Dublin is an interesting and very manageable city. In January the weather is cold but not brutal. Many of the places that you may want to visit are located quite close to each other. Depending on where you decide to stay, we prefer the Ballsbridge area, you can walk just about everywhere. We choose this area not so much because it is convenient but because it has our favorite townhouse hotel. Cabs are readily available and inexpensive so if like me, walking has to be limited, it is easy to get around.
Our first morning in the city we decided to visit the National Museum of Ireland. Our friend opted to go the National Gallery. We grabbed a cab and he dropped us off, as it turned out, at the wrong museum but luckily for us, we had a city map and a pretty good idea where the museum we wanted was. I should have spoken up because I was quite sure I knew where the museum I wanted was but at any rate it was an interesting walk. What is annoying is that the museums are almost back to back but the road between them is blocked since there are government buildings all around.
On the way we poked in a couple of shops, took, some pictures, our walk took us by the corner of St. Stephen’s Green, scoped out the Shelbourne Hotel, which by the way serves afternoon tea and finally arrived at the museum we wanted.
This particular part of the nation museum houses the archeology section. Among the treasures there are illuminated documents, the Brooch of Tara and lots of interesting historically significant items.
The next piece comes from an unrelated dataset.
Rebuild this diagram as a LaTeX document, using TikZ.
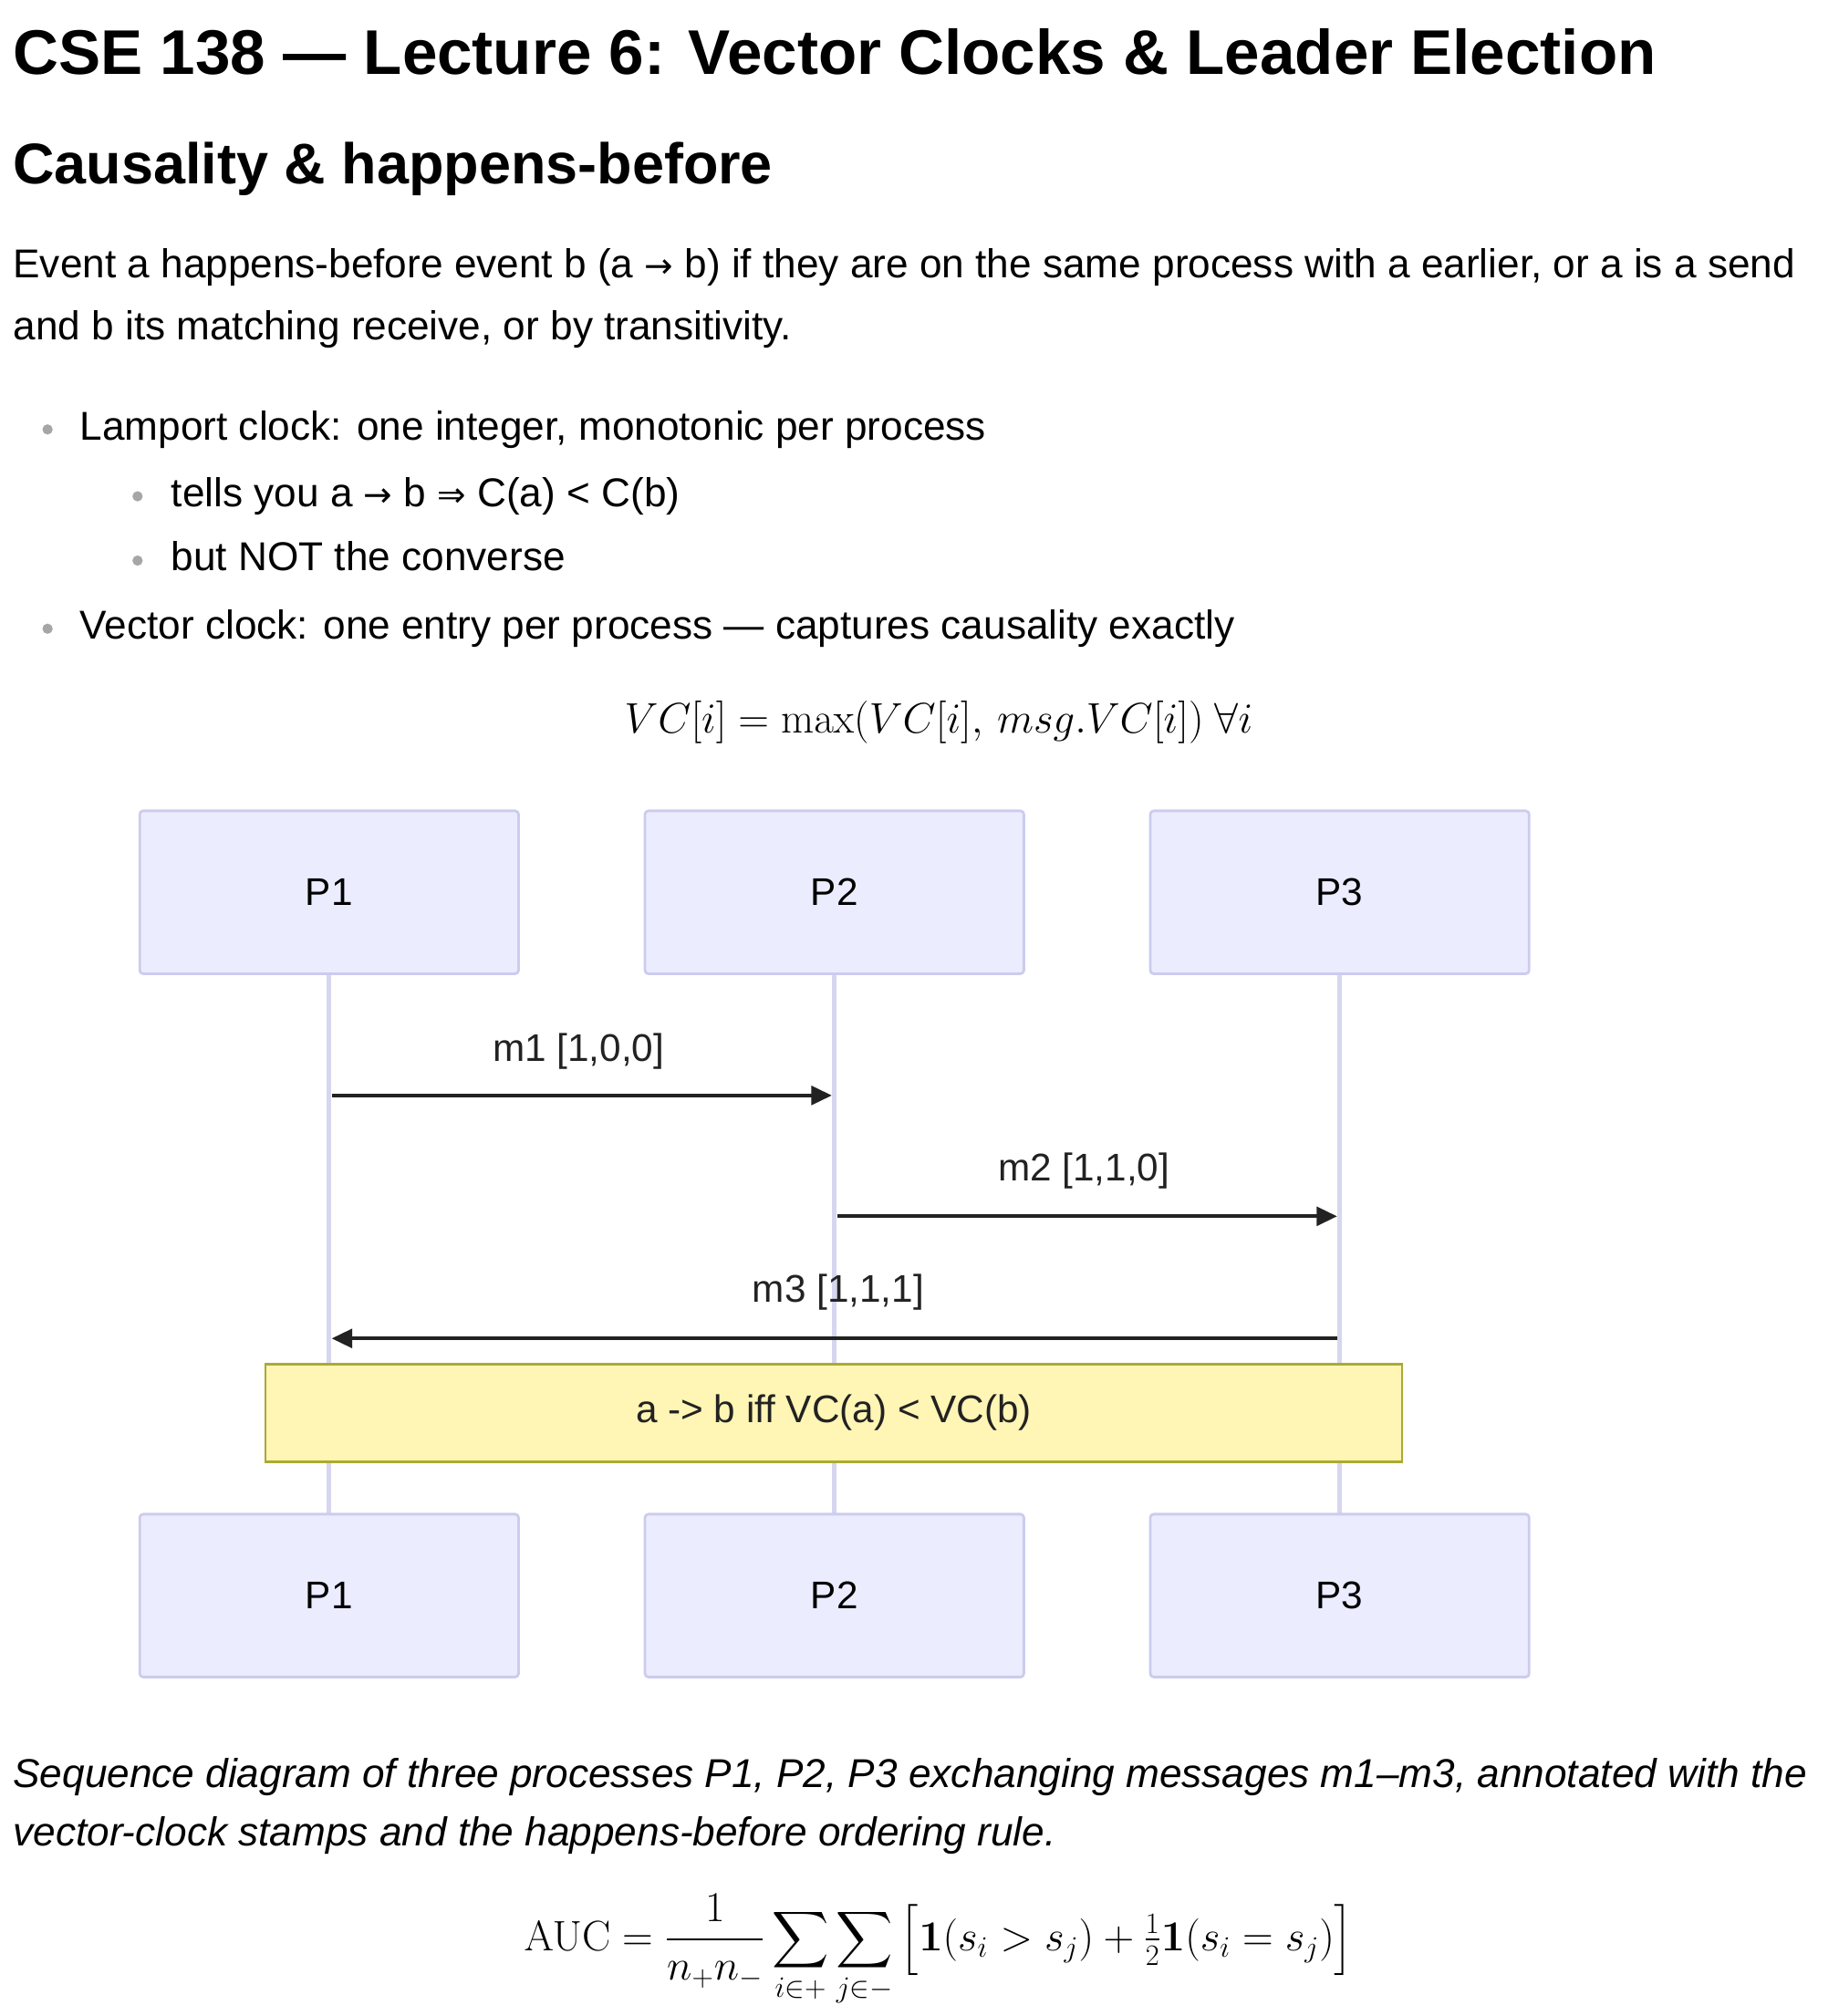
\documentclass[tikz,border=0pt]{standalone}
\usepackage{amsmath,amssymb}
\usepackage[no-math]{fontspec}
\setmainfont{Liberation Sans}
\newfontfamily\djv{DejaVu Sans}
\usetikzlibrary{arrows.meta}
\definecolor{actfill}{HTML}{ECECFF}
\definecolor{actdraw}{HTML}{CCCCEE}
\definecolor{life}{HTML}{D6D6F0}
\definecolor{notefill}{HTML}{FFF5B5}
\definecolor{notedraw}{HTML}{AAAA33}
\definecolor{txt}{HTML}{222222}
\newcommand{\rarr}{{\djv\fontsize{20}{24}\selectfont →}}
\begin{document}
\begin{tikzpicture}[x=0.75pt,y=-0.75pt,
  actor/.style={draw=actdraw,fill=actfill,line width=1.5pt,rounded corners=2pt,minimum width=221pt,minimum height=95pt,font=\fontsize{22.5}{26}\selectfont,text=black},
  msg/.style={draw=txt,line width=2pt,-{Triangle[length=12pt,width=11pt]}},
  lbl/.style={font=\fontsize{22.5}{26}\selectfont,text=txt},
  body/.style={anchor=base west,font=\fontsize{23.5}{27}\selectfont,text=black,inner sep=0},
  dot/.style={circle,fill=gray!70,inner sep=0,minimum size=6pt}]
\useasboundingbox (0,0) rectangle (1430,1568);
\node[anchor=base west,inner sep=0,font=\fontsize{36.8}{44}\selectfont\bfseries] (title) at (10,58) {CSE 138 — Lecture 6: Vector Clocks \& Leader Election};
\node[anchor=base west,inner sep=0,font=\fontsize{33.5}{38}\selectfont\bfseries] (head) at (10,143) {Causality \& happens-before};
\node[body] (p1) at (10,216) {Event a happens-before event b (a \rarr\ b) if they are on the same process with a earlier, or a is a send};
\node[body] (p2) at (10,264) {and b its matching receive, or by transitivity.};
\node[dot] (d1) at (37,334) {};
\node[body] (b1) at (62,342) {Lamport clock: one integer, monotonic per process};
\node[dot] (d2) at (107,386) {};
\node[body] (b2) at (133,394) {tells you a \rarr\ b {\djv\fontsize{20}{24}\selectfont ⇒} C(a) < C(b)};
\node[dot] (d3) at (107,436) {};
\node[body] (b3) at (133,444) {but NOT the converse};
\node[dot] (d4) at (37,489) {};
\node[body] (b4) at (62,497) {Vector clock: one entry per process — captures causality exactly};
\node[anchor=base,inner sep=0,font=\fontsize{23}{26}\selectfont] (f1) at (730,570) {$VC[i] = \max(VC[i],\, msg.VC[i])\ \forall i$};
\foreach \n/\x in {A/256,B/649,C/1042}{
  \coordinate (\n t) at (\x,757); \coordinate (\n b) at (\x,1177);
  \draw[life,line width=2.5pt] (\n t) -- (\n b);}
\node[actor] (P1t) at (256,694) {P1};
\node[actor] (P2t) at (649,694) {P2};
\node[actor] (P3t) at (1042,694) {P3};
\node[actor] (P1b) at (256,1241) {P1};
\node[actor] (P2b) at (649,1241) {P2};
\node[actor] (P3b) at (1042,1241) {P3};
\coordinate (m1s) at (258,852); \coordinate (m1e) at (647,852);
\coordinate (m2s) at (651,946); \coordinate (m2e) at (1040,946);
\coordinate (m3s) at (1040,1041); \coordinate (m3e) at (258,1041);
\draw[msg] (m1s) -- (m1e);
\draw[msg] (m2s) -- (m2e);
\draw[msg] (m3s) -- (m3e);
\node[lbl] (l1) at (450,818) {m1 [1,0,0]};
\node[lbl] (l2) at (843,911) {m2 [1,1,0]};
\node[lbl] (l3) at (652,1005) {m3 [1,1,1]};
\node[draw=notedraw,fill=notefill,line width=1.2pt,minimum width=663pt,minimum height=57pt,font=\fontsize{22.5}{26}\selectfont,text=txt] (note) at (648.5,1099) {a -> b iff VC(a) < VC(b)};
\node[body,font=\fontsize{23.5}{27}\selectfont\itshape] (c1) at (10,1390) {Sequence diagram of three processes P1, P2, P3 exchanging messages m1–m3, annotated with the};
\node[body,font=\fontsize{23.5}{27}\selectfont\itshape] (c2) at (10,1436) {vector-clock stamps and the happens-before ordering rule.};
\node[inner sep=0,font=\fontsize{23}{26}\selectfont] (auc) at (730,1517) {$\mathrm{AUC}=\dfrac{1}{n_+n_-}\displaystyle\sum_{i\in+}\sum_{j\in-}\Big[\mathbf{1}(s_i>s_j)+\tfrac12\mathbf{1}(s_i=s_j)\Big]$};
\end{tikzpicture}
\end{document}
We enjoyed about an hour and a half and frankly if we had not planned to meet for a quick bite to eat at the National Gallery, we could have spent more time. They have a nice gift shop but nothing peeked my interest so we hit the road.
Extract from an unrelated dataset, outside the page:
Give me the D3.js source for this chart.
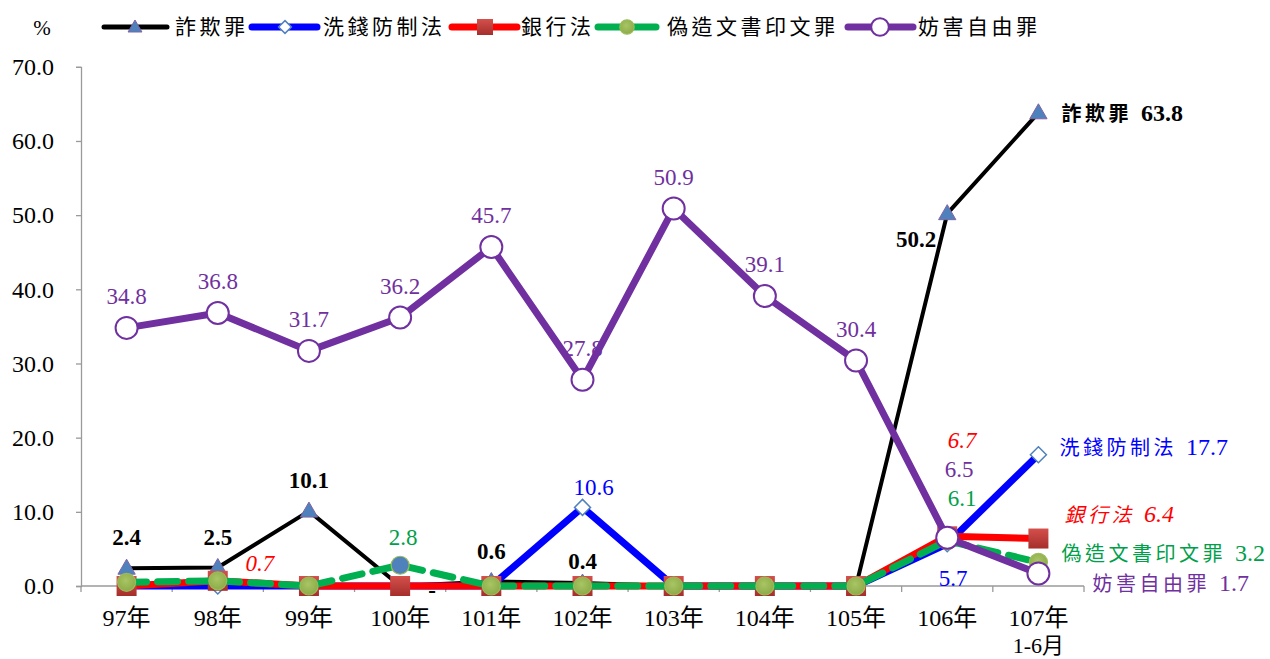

Our choice was not to tour the National Gallery because we have done that twice already and frankly art doesn’t change much but we love their restaurant and it is our usual lunch choice. We decided to just have tea and a sweet and a rest and gathered our strength for an afternoon of poking through the shops. If you are an art lover, as our friend is, the National Gallery has an excellent collection.
We walked out the front door of the Gallery and headed left or west on Nassau Street. There are lots of options, small shops selling a wide variety of things but we came across the Kilkenny Shop and fell in love. They sell all items made in Ireland so you are not going to see cheap knock-offs made in China. What a great place and this isn’t about a bunch of items with shamrocks on them either. You can find wonderful pottery, hand-knit scarves and hats, silver jewelry, toiletries, designer items and a whole lot more. All first quality, all made in Ireland. They do have a website too if you want to shop from outside the country.
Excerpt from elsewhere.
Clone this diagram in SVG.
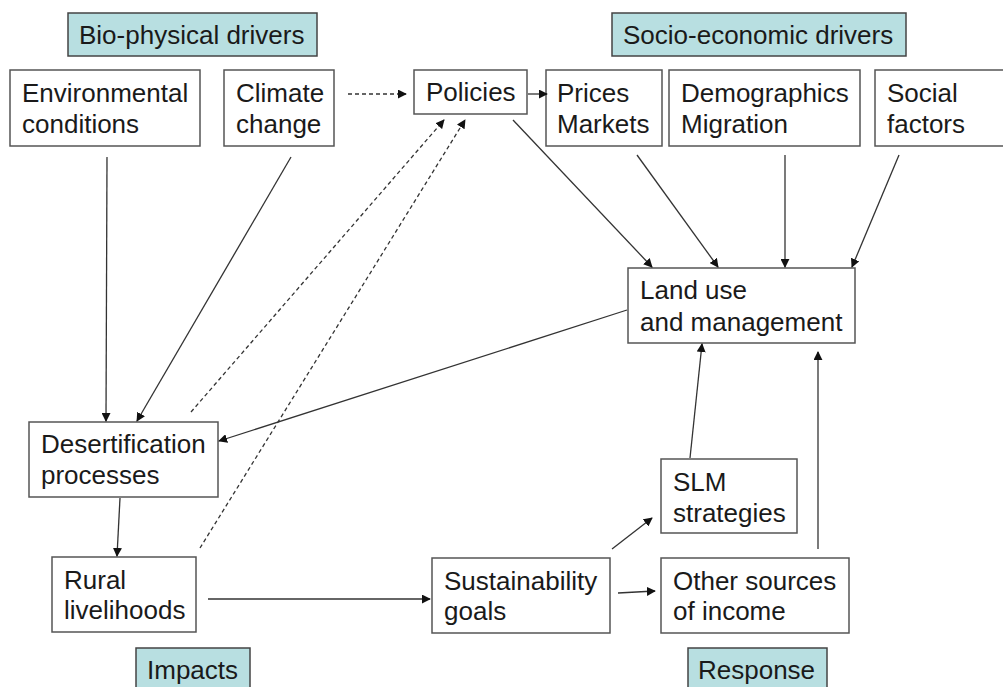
<svg xmlns="http://www.w3.org/2000/svg" width="1003" height="687" viewBox="0 0 1003 687">
  <style>
    .node rect { fill: #ffffff; stroke: #555555; stroke-width: 1.5; }
    .hdr rect { fill: #b8dfe1; stroke: #444444; stroke-width: 1.5; }
    text { font-family: "Liberation Sans", Arial, sans-serif; font-size: 26px; fill: #1a1a1a; }
    .edge { stroke: #333333; stroke-width: 1.3; fill: none; marker-end: url(#arrow); }
    .dash { stroke-dasharray: 4 3; }
  </style>
  <defs>
    <marker id="arrow" viewBox="0 0 10 10" refX="9" refY="5" markerWidth="9" markerHeight="9" markerUnits="userSpaceOnUse" orient="auto">
      <path d="M0,0 L10,5 L0,10 z" fill="#111111"/>
    </marker>
  </defs>

  <!-- category headers -->
  <g id="hdr-biophysical" class="hdr"><rect x="68" y="13" width="249" height="43"/><text x="79" y="44">Bio-physical drivers</text></g>
  <g id="hdr-socioeconomic" class="hdr"><rect x="612" y="13" width="294" height="43"/><text x="623" y="44">Socio-economic drivers</text></g>
  <g id="hdr-impacts" class="hdr"><rect x="136" y="648" width="114" height="45"/><text x="147" y="679">Impacts</text></g>
  <g id="hdr-response" class="hdr"><rect x="688" y="648" width="139" height="45"/><text x="698" y="679">Response</text></g>

  <!-- driver nodes -->
  <g id="environmental" class="node"><rect x="10" y="70" width="190" height="76"/><text x="22" y="102">Environmental</text><text x="22" y="133">conditions</text></g>
  <g id="climate" class="node"><rect x="224" y="70" width="110" height="76"/><text x="236" y="102">Climate</text><text x="236" y="133">change</text></g>
  <g id="policies" class="node"><rect x="414" y="70" width="113" height="44"/><text x="426" y="101">Policies</text></g>
  <g id="prices" class="node"><rect x="546" y="70" width="116" height="76"/><text x="557" y="102">Prices</text><text x="557" y="133">Markets</text></g>
  <g id="demographics" class="node"><rect x="669" y="70" width="191" height="76"/><text x="681" y="102">Demographics</text><text x="681" y="133">Migration</text></g>
  <g id="social" class="node"><rect x="875" y="70" width="140" height="76"/><text x="887" y="102">Social</text><text x="887" y="133">factors</text></g>

  <!-- process nodes -->
  <g id="landuse" class="node"><rect x="628" y="268" width="227" height="75"/><text x="640" y="299">Land use</text><text x="640" y="331">and management</text></g>
  <g id="desertification" class="node"><rect x="29" y="422" width="189" height="75"/><text x="41" y="453">Desertification</text><text x="41" y="484">processes</text></g>
  <g id="rural" class="node"><rect x="52" y="557" width="144" height="75"/><text x="64" y="589">Rural</text><text x="64" y="619">livelihoods</text></g>
  <g id="sustainability" class="node"><rect x="432" y="558" width="178" height="75"/><text x="444" y="590">Sustainability</text><text x="444" y="620">goals</text></g>
  <g id="slm" class="node"><rect x="661" y="459" width="136" height="74"/><text x="673" y="491">SLM</text><text x="673" y="522">strategies</text></g>
  <g id="othersources" class="node"><rect x="661" y="558" width="188" height="75"/><text x="673" y="590">Other sources</text><text x="673" y="620">of income</text></g>

  <!-- connectors -->
  <g id="connectors">
    <line class="edge dash" x1="348" y1="94" x2="406" y2="94"/>
    <line class="edge" x1="528" y1="94" x2="547" y2="94"/>
    <line class="edge" x1="107" y1="157" x2="106" y2="421"/>
    <line class="edge" x1="291" y1="157" x2="137" y2="421"/>
    <line class="edge" x1="513" y1="120" x2="652" y2="267"/>
    <line class="edge" x1="637" y1="155" x2="718" y2="267"/>
    <line class="edge" x1="785" y1="155" x2="785" y2="267"/>
    <line class="edge" x1="899" y1="155" x2="852" y2="267"/>
    <line class="edge" x1="627" y1="310" x2="219" y2="441"/>
    <line class="edge dash" x1="191" y1="412" x2="444" y2="120"/>
    <line class="edge dash" x1="200" y1="548" x2="465" y2="120"/>
    <line class="edge" x1="120" y1="498" x2="117" y2="556"/>
    <line class="edge" x1="208" y1="599" x2="430" y2="599"/>
    <line class="edge" x1="612" y1="549" x2="652" y2="518"/>
    <line class="edge" x1="618" y1="593" x2="655" y2="591"/>
    <line class="edge" x1="690" y1="458" x2="702" y2="344"/>
    <line class="edge" x1="818" y1="549" x2="818" y2="352"/>
  </g>
</svg>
We continued on Nassau Street and if you have never seen the Book of Kells, Trinity College is across the street and makes a perfect stop. We have already doone this on a previous visit so we continued to walk and went to the Bank of Ireland. While it really is a bank, there is a much deeper history to this building and that is what we wanted to see. The building is what remains of the Irish Parliament Building was built in the early 18th century in a Georgian Palladian style. The Commons Chamber has been lost and it was a pretty close call for the Lords as well but luckily it has survived.
There was a guard in the room and we engaged in a lengthy conversation with him about not only Irish history but Irish-American relations. He was fascinating and more than willing to engage with us.
All in all, we felt as if we had used our day well and were more than ready to head back to our hotel for a well-deserved cup of tea with cake and cookies. Keep in mind that we are repeat visitors and if you are a first timer, there are things that may be higher on your list of must sees than the choices we made.